→ **TASK REQUIREMENTS**
Write each line of the material exactly as given, from the top through the line that contains "from matplotlib.patches import Rectangle", and omit all pictures.

→ **Records contained in a dataset**
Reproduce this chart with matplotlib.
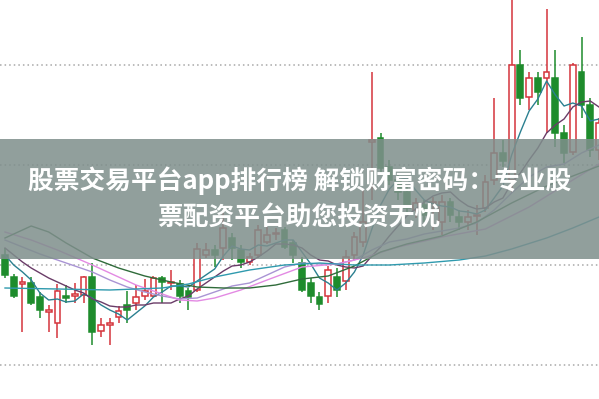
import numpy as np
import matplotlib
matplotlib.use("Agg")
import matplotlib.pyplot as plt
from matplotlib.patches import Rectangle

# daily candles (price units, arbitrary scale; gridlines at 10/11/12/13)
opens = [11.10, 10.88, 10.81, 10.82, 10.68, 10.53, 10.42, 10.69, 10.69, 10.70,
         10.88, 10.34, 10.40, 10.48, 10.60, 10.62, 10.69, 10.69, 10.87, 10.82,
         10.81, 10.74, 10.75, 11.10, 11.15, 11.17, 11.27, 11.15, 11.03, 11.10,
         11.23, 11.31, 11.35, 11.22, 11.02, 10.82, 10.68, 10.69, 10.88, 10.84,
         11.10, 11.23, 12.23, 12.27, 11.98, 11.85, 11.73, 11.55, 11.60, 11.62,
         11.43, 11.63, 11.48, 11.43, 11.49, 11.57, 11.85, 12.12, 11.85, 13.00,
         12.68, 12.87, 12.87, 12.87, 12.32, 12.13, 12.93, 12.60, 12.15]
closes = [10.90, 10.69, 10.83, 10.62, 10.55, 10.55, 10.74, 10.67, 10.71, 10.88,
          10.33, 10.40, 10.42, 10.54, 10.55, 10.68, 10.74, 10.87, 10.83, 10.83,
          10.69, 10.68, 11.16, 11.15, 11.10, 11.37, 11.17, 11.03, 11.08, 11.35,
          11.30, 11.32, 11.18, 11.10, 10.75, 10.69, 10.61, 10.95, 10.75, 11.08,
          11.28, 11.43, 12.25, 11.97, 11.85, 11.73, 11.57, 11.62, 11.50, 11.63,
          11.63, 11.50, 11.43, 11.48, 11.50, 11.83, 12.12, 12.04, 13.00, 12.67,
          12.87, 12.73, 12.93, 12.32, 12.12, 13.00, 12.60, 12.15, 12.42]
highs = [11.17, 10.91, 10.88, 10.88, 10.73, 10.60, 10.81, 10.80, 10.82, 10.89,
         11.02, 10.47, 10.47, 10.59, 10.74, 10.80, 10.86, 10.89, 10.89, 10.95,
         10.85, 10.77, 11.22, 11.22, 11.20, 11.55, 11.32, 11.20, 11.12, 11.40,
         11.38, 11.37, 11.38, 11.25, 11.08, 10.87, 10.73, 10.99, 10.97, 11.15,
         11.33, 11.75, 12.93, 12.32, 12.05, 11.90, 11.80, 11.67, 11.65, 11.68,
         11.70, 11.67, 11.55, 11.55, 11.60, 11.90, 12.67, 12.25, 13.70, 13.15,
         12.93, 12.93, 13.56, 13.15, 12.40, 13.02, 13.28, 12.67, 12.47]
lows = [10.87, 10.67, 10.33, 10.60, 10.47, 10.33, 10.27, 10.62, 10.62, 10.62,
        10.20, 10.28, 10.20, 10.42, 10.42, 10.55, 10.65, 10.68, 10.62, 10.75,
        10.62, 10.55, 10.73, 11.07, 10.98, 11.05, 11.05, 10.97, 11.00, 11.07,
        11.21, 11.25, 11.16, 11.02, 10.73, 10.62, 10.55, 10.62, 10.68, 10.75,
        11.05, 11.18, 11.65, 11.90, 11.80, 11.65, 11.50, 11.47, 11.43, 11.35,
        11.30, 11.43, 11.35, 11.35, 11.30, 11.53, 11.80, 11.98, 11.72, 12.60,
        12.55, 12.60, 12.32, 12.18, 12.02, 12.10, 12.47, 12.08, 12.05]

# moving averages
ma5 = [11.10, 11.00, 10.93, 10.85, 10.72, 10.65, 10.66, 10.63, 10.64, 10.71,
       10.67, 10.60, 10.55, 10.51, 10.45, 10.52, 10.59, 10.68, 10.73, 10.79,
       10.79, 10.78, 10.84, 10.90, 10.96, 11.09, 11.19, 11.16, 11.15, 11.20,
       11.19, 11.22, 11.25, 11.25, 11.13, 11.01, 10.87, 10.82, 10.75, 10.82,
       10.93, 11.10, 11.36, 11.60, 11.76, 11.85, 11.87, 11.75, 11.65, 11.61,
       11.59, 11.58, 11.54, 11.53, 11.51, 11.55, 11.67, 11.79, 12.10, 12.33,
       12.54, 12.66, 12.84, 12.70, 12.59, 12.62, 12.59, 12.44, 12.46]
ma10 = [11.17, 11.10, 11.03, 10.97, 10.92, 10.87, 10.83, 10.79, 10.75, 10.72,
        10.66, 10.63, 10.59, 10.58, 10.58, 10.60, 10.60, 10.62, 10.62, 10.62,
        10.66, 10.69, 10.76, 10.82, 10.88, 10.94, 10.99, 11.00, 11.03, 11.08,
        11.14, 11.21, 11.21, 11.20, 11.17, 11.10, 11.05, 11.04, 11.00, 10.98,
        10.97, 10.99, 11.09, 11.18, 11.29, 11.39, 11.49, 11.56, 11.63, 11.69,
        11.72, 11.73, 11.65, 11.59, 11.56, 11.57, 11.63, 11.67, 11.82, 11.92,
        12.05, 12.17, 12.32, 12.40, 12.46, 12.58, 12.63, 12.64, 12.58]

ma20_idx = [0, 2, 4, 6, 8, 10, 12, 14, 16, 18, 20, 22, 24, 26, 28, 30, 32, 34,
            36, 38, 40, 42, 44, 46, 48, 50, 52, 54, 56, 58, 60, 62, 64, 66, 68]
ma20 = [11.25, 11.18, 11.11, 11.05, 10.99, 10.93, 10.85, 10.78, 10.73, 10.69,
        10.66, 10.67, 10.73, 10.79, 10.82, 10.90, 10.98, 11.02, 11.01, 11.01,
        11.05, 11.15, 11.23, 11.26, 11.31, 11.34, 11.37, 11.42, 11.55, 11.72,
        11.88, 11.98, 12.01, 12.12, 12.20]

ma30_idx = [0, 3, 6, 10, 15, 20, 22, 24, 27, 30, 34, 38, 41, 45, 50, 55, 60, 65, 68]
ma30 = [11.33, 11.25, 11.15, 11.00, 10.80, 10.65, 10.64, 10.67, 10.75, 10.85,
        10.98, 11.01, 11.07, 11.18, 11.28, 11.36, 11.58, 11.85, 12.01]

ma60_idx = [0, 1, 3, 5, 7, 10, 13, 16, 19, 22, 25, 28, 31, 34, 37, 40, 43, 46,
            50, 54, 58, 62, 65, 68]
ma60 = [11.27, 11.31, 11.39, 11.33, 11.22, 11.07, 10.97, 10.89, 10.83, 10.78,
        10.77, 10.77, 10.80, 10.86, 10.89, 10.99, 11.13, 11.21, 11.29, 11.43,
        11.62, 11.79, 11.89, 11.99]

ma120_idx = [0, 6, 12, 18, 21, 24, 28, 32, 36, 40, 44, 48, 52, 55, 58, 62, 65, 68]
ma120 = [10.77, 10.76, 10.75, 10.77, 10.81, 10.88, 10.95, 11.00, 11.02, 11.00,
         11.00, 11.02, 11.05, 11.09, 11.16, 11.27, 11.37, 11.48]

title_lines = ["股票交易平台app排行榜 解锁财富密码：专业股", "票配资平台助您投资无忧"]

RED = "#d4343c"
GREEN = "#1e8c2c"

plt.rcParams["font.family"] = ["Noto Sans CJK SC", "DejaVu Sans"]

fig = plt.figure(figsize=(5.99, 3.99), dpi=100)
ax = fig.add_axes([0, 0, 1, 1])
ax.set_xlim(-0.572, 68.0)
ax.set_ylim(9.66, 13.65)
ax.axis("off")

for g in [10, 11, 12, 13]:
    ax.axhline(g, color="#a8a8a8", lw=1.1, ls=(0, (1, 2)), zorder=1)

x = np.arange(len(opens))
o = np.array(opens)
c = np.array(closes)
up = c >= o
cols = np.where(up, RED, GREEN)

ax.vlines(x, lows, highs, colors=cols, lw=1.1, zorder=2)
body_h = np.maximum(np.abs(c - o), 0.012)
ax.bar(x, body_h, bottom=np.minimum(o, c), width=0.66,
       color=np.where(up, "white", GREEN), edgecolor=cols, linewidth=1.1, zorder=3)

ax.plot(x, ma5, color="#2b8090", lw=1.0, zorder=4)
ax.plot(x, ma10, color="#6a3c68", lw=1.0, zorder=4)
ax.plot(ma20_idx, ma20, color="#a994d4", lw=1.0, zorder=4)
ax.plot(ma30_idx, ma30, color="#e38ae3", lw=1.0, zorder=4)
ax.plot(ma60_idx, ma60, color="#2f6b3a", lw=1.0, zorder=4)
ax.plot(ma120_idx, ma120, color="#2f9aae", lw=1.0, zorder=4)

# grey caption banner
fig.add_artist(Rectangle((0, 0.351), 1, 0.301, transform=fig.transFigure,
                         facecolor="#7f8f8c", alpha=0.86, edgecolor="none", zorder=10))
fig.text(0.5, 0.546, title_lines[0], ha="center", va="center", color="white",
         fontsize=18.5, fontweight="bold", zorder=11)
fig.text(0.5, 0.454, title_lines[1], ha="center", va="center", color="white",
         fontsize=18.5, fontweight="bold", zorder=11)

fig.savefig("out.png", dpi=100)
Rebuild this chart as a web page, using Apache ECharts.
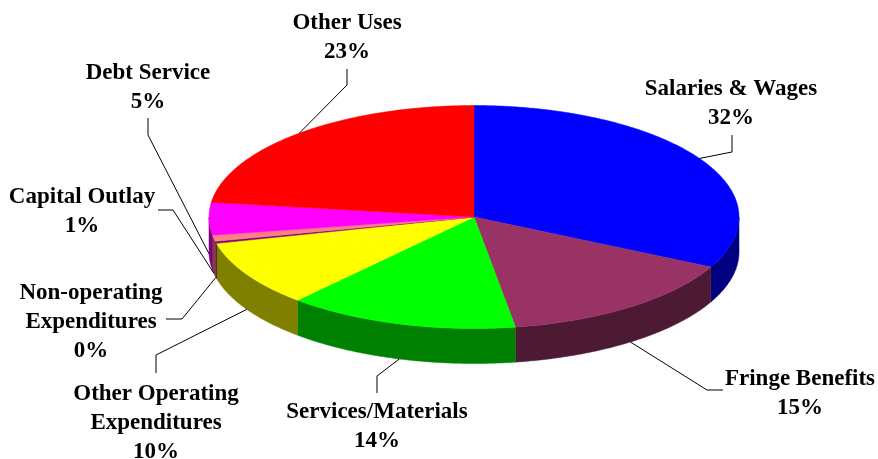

→ **TASK ANSWER**
Reproduce this chart with matplotlib.
import numpy as np
import matplotlib
matplotlib.use("Agg")
import matplotlib.pyplot as plt
from matplotlib.patches import Rectangle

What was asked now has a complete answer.